Dolezal is new director of Lincoln County’s FSA office

Dawn Dolezal (far right), the new County Executive Director for the Farm Service Agency in Lincoln and Ellsworth, is pictured with fellow FSA staffers (L-R) Sheila Ruby, Sylvia Ringler, and Carla Morrical. (Courtesy photo)

Dawn Dolezal (far right), the new County Executive Director for the Farm Service Agency in Lincoln and Ellsworth, is pictured with fellow FSA staffers (L-R) Sheila Ruby, Sylvia Ringler, and Carla Morrical. (Courtesy photo)

By Jennifer McDaniel, for the Lincoln Sentinel

When Dawn Dolezal was hired with the Farm Service Agency’s (FSA) Russell County office in July 1987, she thought the job would be short-lived.

Fresh out of college, Dolezal was approached by a local county committee member who mentioned an opening for a crop technician. Needing a job, she decided to apply.

But soon, the notion the job would be temporary faded away; Dolezal realized she loved working in the field, side by side with local producers.

“(And) 29 years later, here I am,” she said.

But after nearly three decades in the Russell office, Dolezal decided to take a chance, which eventually landed her the job as executive director of the Lincoln County FSA office. Dolezal fills a vacancy created when former county executive director Bill Wineinger stepped down in 2015 after accepting another job.

“The county executive director position is something that has been in the back of my mind for a lot of years,” she said. “After serving as a program technician for 28 years in Russell County, I was ready for a new role and was very fortunate to be selected to fill this position. I’m very excited to be here in Lincoln County.”

“After 28 years, I was ready for a new role. The kids were grown, and I felt it was something I wanted to do. It was just the right time.”

Dolezal’s journey to Lincoln County started last fall when she learned the state farm agency was accepting candidates for its county operations trainee program. Interested, she submitted her application, and was selected a few weeks later.

For the next six months, she trained in various counties throughout Kansas, including Mitchell County, where she shadowed executive director Jamie Powell. At the time, Powell also served as interim executive director for Lincoln County.

After successfully completing the program earlier this year, Dolezal began interviewing for executive director openings across the state, including those in Lincoln and Ellsworth counties in August.

After accepting the job offer, Dolezal started in the Ellsworth office September 6, a period, she said, allowed her to get her footing, before starting in the Lincoln office in November.

In her new role as executive director, Dolezal manages the day-to-day operations of the office, which serves as the direct link between the agency and the producer. Among her other responsibilities are working closely with the farmer-elected county committee, administering and interpreting agency and county committee policies and overseeing all commodity production and other programs established by the Farm Bill.

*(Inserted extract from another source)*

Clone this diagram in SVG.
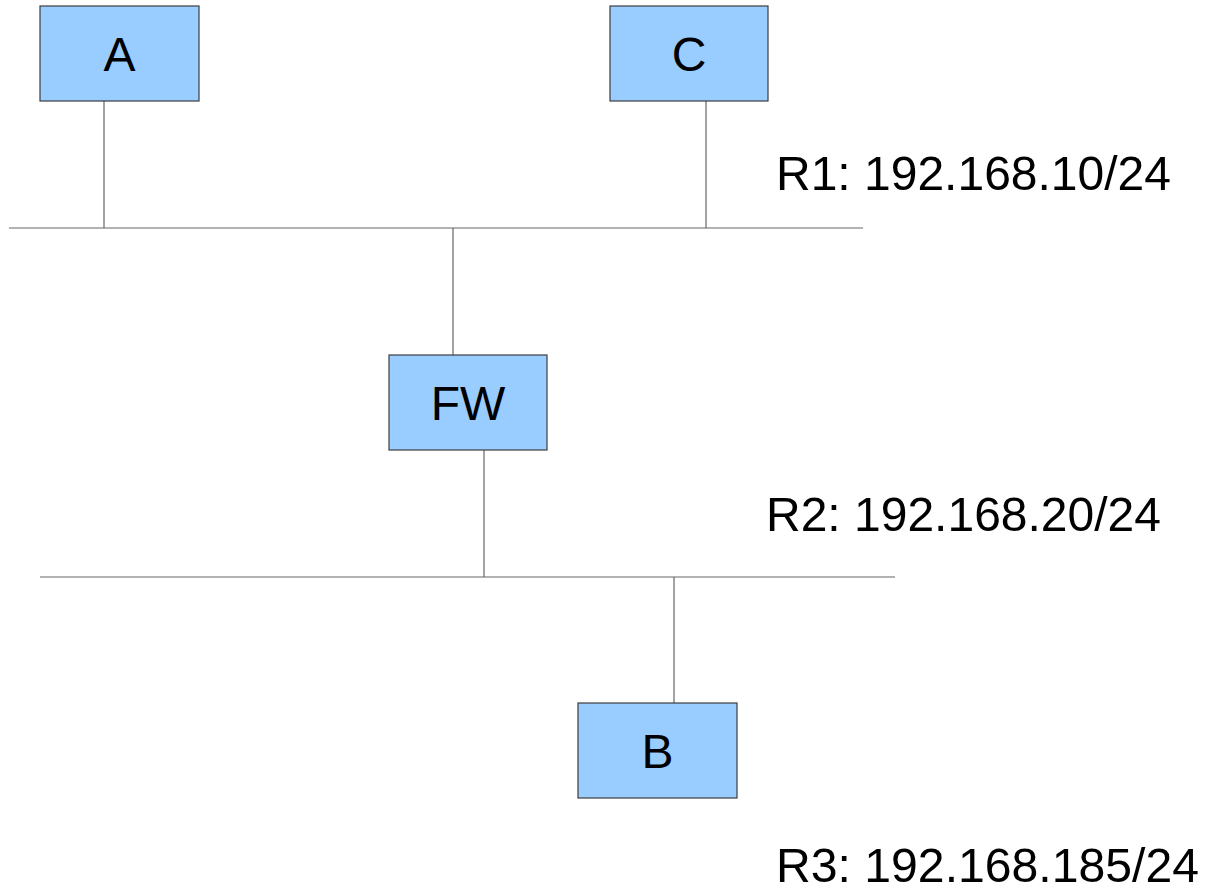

And while she’s still getting comfortable in her new role in a new county, the subject of farming is anything but unfamiliar for Dolezal.

As a young girl, she grew up on the family farm east of Wilson. After graduating from the local high school, Dolezal went on to Kansas Wesleyan University in Salina. Today, she lives with her husband, John, on their farm south of Wilson. Together, they manage a crop and livestock operation which extends into Ellsworth and Russell counties. Their two adult sons, Curtis and Colby, both Kansas State University graduates, help with the farming operation.

Just weeks into the job, Dolezal said she’s already at ease – something she attributes to her staff, which consists of three employees at each location.

“I have an experienced and knowledgeable staff, and that really helps me in my position,” she said. “It certainly makes my job easier. I couldn’t ask for a better staff, and I think the producers know that.”

Because the position requires her to split her time between both offices, Dolezal is in Lincoln on Monday and Wednesday and Ellsworth Tuesday and Thursday. With no set location on Friday, she’s usually in the office where’s she needed most.

“I’ve enjoyed meeting all the wonderful farmers and ranchers here in Lincoln County,” she said. “Farmers are just great people to work with. When you think of all the things farmers deal with that are outside their control, such as weather or low market prices, and yet, they come into the office and are pleasant to work with and joke with the staff – they’re great.”